- Exercise goal: Strip the pictures and reproduce the rest of the listing exactly.

- Information provided:
_ _ _

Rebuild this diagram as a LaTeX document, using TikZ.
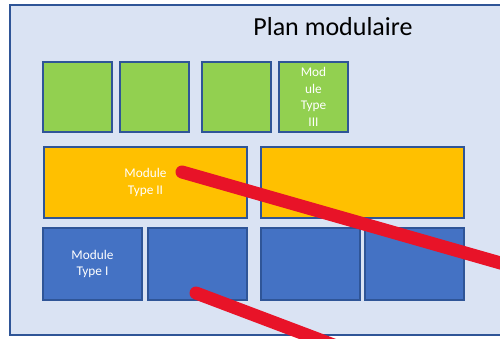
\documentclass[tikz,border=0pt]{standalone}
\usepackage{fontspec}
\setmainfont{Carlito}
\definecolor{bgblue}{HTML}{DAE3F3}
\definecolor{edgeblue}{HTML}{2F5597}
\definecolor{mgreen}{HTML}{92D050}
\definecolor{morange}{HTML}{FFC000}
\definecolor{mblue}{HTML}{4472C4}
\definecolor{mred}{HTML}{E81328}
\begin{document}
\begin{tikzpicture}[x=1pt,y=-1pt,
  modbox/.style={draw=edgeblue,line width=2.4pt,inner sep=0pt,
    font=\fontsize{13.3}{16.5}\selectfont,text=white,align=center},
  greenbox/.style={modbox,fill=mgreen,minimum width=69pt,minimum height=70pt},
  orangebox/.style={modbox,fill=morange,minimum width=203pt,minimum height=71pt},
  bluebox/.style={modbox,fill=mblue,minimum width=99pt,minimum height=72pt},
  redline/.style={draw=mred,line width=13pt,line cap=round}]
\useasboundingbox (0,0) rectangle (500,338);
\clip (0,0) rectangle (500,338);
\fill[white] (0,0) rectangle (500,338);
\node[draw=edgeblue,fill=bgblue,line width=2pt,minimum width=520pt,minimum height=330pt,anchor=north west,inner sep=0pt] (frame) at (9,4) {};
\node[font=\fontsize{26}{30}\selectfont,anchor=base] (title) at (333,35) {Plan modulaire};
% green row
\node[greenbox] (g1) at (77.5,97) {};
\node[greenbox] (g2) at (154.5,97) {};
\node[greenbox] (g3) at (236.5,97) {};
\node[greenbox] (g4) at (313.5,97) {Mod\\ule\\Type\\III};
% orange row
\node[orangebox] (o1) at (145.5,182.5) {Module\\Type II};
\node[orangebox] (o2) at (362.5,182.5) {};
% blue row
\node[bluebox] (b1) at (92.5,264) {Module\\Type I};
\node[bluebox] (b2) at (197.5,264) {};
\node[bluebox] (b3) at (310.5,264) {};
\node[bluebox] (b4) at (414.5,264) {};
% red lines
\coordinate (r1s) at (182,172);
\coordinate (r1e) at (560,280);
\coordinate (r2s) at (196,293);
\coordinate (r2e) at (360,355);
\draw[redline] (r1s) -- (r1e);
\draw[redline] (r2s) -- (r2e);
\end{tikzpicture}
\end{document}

_ _ _

- Exercise response:
Rebuild this diagram as a LaTeX document, using TikZ.
\documentclass[tikz,border=0pt]{standalone}
\usepackage{fontspec}
\setmainfont{Carlito}
\definecolor{bgblue}{HTML}{DAE3F3}
\definecolor{edgeblue}{HTML}{2F5597}
\definecolor{mgreen}{HTML}{92D050}
\definecolor{morange}{HTML}{FFC000}
\definecolor{mblue}{HTML}{4472C4}
\definecolor{mred}{HTML}{E81328}
\begin{document}
\begin{tikzpicture}[x=1pt,y=-1pt,
  modbox/.style={draw=edgeblue,line width=2.4pt,inner sep=0pt,
    font=\fontsize{13.3}{16.5}\selectfont,text=white,align=center},
  greenbox/.style={modbox,fill=mgreen,minimum width=69pt,minimum height=70pt},
  orangebox/.style={modbox,fill=morange,minimum width=203pt,minimum height=71pt},
  bluebox/.style={modbox,fill=mblue,minimum width=99pt,minimum height=72pt},
  redline/.style={draw=mred,line width=13pt,line cap=round}]
\useasboundingbox (0,0) rectangle (500,338);
\clip (0,0) rectangle (500,338);
\fill[white] (0,0) rectangle (500,338);
\node[draw=edgeblue,fill=bgblue,line width=2pt,minimum width=520pt,minimum height=330pt,anchor=north west,inner sep=0pt] (frame) at (9,4) {};
\node[font=\fontsize{26}{30}\selectfont,anchor=base] (title) at (333,35) {Plan modulaire};
% green row
\node[greenbox] (g1) at (77.5,97) {};
\node[greenbox] (g2) at (154.5,97) {};
\node[greenbox] (g3) at (236.5,97) {};
\node[greenbox] (g4) at (313.5,97) {Mod\\ule\\Type\\III};
% orange row
\node[orangebox] (o1) at (145.5,182.5) {Module\\Type II};
\node[orangebox] (o2) at (362.5,182.5) {};
% blue row
\node[bluebox] (b1) at (92.5,264) {Module\\Type I};
\node[bluebox] (b2) at (197.5,264) {};
\node[bluebox] (b3) at (310.5,264) {};
\node[bluebox] (b4) at (414.5,264) {};
% red lines
\coordinate (r1s) at (182,172);
\coordinate (r1e) at (560,280);
\coordinate (r2s) at (196,293);
\coordinate (r2e) at (360,355);
\draw[redline] (r1s) -- (r1e);
\draw[redline] (r2s) -- (r2e);
\end{tikzpicture}
\end{document}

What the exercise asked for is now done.